Why do we need Constrained Path-based Testing (CPT)?

Why do we need Constrained Path-based Testing (CPT)?

Classical PT might not be enough to handle several practical situations in system testing. To give few examples:

Test cost management. Certain situations can be too costly for the given tests and have to be excluded from test scenarios. 

Feasibility of certain tests. When a test reaches certain parts of the system workflow, internal state of the SUT might change and it disables continuation of the test in other certain part of the workflow. Such a situation in the industry is usually resolved “ad hoc when it happens”, in the test design, or in the test execution. However, such approach will be very likely sub-optimal from cost viewpoint. 

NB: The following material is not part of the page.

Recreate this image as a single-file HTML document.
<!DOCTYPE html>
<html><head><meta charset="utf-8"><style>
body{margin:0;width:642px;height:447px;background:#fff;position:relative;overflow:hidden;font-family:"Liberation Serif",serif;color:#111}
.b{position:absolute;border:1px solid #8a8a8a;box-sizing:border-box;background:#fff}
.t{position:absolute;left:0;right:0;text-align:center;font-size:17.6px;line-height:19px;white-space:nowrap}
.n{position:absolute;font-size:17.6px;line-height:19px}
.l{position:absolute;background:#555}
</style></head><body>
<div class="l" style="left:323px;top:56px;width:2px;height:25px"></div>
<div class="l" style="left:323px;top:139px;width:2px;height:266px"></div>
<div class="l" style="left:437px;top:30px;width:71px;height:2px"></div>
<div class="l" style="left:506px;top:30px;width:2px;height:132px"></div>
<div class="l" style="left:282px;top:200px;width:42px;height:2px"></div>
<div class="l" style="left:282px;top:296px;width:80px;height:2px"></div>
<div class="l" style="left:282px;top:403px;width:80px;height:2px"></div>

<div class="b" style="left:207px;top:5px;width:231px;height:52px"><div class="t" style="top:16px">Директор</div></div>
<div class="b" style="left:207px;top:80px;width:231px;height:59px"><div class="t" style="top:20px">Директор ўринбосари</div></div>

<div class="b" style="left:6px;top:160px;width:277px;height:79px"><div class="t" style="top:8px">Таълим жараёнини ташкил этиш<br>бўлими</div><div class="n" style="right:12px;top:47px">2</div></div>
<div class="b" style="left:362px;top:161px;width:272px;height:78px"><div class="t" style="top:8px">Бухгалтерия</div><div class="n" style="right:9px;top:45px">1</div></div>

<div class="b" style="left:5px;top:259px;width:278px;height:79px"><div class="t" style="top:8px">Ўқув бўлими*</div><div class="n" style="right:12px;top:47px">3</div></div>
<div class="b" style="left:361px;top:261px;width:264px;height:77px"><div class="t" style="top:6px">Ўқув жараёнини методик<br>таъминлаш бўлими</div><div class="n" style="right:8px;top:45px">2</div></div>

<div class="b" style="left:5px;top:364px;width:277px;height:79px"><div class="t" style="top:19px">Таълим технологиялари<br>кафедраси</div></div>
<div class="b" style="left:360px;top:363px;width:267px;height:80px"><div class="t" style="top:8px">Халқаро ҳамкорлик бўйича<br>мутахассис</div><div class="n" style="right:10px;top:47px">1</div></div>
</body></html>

Outages of particular parts of the test environment. In more complex projects, parts of the processes might be temporarily unavailable due to hardware or software limitations. This fact has to be also reflected in the tests – it’s faster than letting 20 testers spend a few hours to discover that a certain part of SUT in the test environment is not working and it’s not just a random set of bugs. How many MDs in total will we effectively lose by such an outage? 4? 8? Quite enough to motivate us to find a systematic solution for this, isn’t it? Good test environment monitoring and management can help here and reduce these losses. When further powered up by good test case management, even better. 

Time consuming asynchronous operation. When action A represents the start of an asynchronous operation and action B represents its end, the rest of the system can be tested in the meantime. In this case, such a test case that would call again the operation between actions A and B must not be present in the exercised set of the test scenarios.

A need to use only a reduced subset of resources. There might be processes in a SUT that use some resources extensively and when the availability of such resources is limited, they need not to be executed. For example, an energy intensive process might not be executed on a system with low battery level.

What to do in such situations, having a classical path-based testing toolset only?

Few intuitive solutions are available:

  1.  “Twist the reality” when modeling a SUT process and model it in the way that test cases that are not possible will not be generated. Honestly, this is the wrong approach and will very probably lead to confusion later. In test automation, one of the golden rules is “Don’t change SUT because your tests would need it to overcome some obstacle. At least do it if you really don’t have other options”. We can rephrase it to “Don’t twist the SUT model to sort out a limit of an MBT method”. One of the biggest challenges in MBT (and probably one of its biggest drawbacks) is how to keep the model up-to-date with the design documentation or/and with the SUT. So don’t add to this problem.
  2. Exclude test paths (from the generated test set) that would violate the given condition. However, there are drawbacks: (1) it might take time, (2) you can make a mistake in this process, and (3) you reduce the test set perhaps more than it is needed to solve the problem in a more systematic way.